I want to explore a different perspective the problem of homeschooling and socialization.

The problem isn’t with L’s socialization. It’s with mine. It’s the extent to which my socialization gets in the way of homeschooling.

I attended traditional schools from primary school through earning a doctoral degree. I taught in middle schools. I teach teachers how to teach in schools. I am firmly socialized into the context of schools.

I am socialized into the idea that learning happens on a schedule, whether daily, weekly, thematically, or otherwise. The way I experienced school and enforced school on others, there were defined times for defined subjects. The time and schedule were the constant, with the learning as the variable. As a student in a class of 30, my individual needs and preferences weren’t the primary drivers of instructional planning (nor is it realistic for my child’s to be – particularly given how specific and different from the norms of school they are!).

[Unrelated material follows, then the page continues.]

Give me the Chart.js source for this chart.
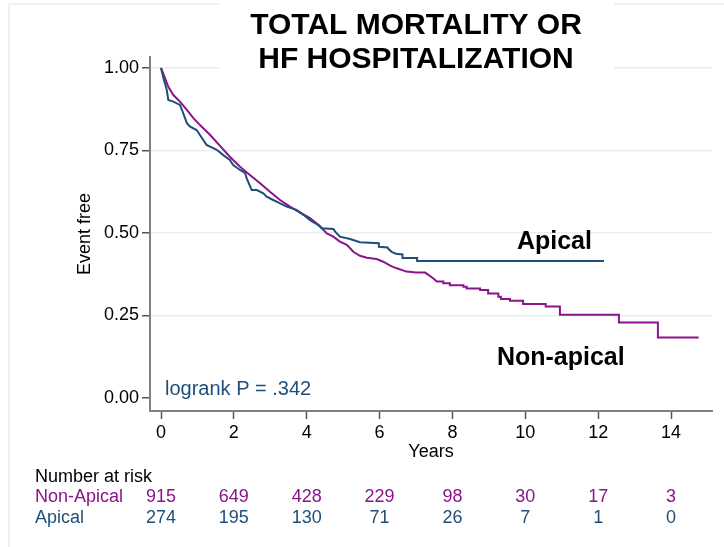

I am socialized into the idea that a child’s grade matches their chronological age. I struggle with not knowing how to answer (or help L answer) when people ask what grade she’s in. Typically, we fumble around for a minute and then mumble something about her being 5 and homeschooled. People feel awkward enough at that point to let us off the hook, I think.

I am socialized into the idea that we must all achieve a set amount of learning in each subject in each year. I have no doubt that L will eventually even out in terms of her interests, and she learns quickly and easily enough that I don’t fear that she’ll reach college and be functionally illiterate in any subject. However, she’s simply not interested in social studies right now. My urge is to enforce pursuit of everything instead of trusting that my child has wide-ranging curiosity and that curiosity will lead her to in-depth understanding.

I am socialized into the idea that learning must produce something. Something that I can judge or grade or assess or whatever you want to call it. Today in co-op, there were a ton of great activities out for children to explore. Making an articulated hand from drinking straws. The book Stick Man complete with a huge pile of sticks and material and hot glue guns to make your own. 3-d construction with paper tubes. Painting sticks. Valentine’s mad-libs. Instead of trying any of them, L engaged in three hour-long open-ended play sessions. She spent significant time playing with Playmobil animals and creating an imagined reality. This time was partially alone and partially with other children. She created an open-ended set of creations with Duplos, an activity we have at home but she rarely gravitates toward. This was time mostly spent with other children. She pulled other children in a wagon and was pulled in turn by them. I heard lots of narration about the ocean and she sang songs constantly.

I laughed about it with some other moms, but I genuinely had to check my feelings that she should have been creating some products that we could then have as evidence of her learning. I know she learned a ton! I know that free play is essential for learning and there’s a strong link between free play, the development of social and emotional skills, and achievement. But I’ve been socialized to expect a product.

I am so lucky. As Karen Maezen Miller reminds us in my favorite parenting book (Mother Zen: Walking the Crooked Path of Motherhood),

“Your child is a tireless teacher, constantly probing your self-imposed limits boundaries, your self-centeredness, your sheer stubbornness. It is a thankless job, and who would want it? But each day your child comes to work again, taking up the monumental task.”

Thank you, L, for reminding me every day that my own socialization is simply that: the model I’ve internalized for what education ought to look like. There’s nothing inherently right or true or good about it. It’s not more natural or more effective or better than all the alternatives. It’s simply what I know. What I’ve learned and now believe to be true.

I am socialized to believe that as the adult, I teach, and as the child, L learns. I am so lucky to get to re-learn this relationship.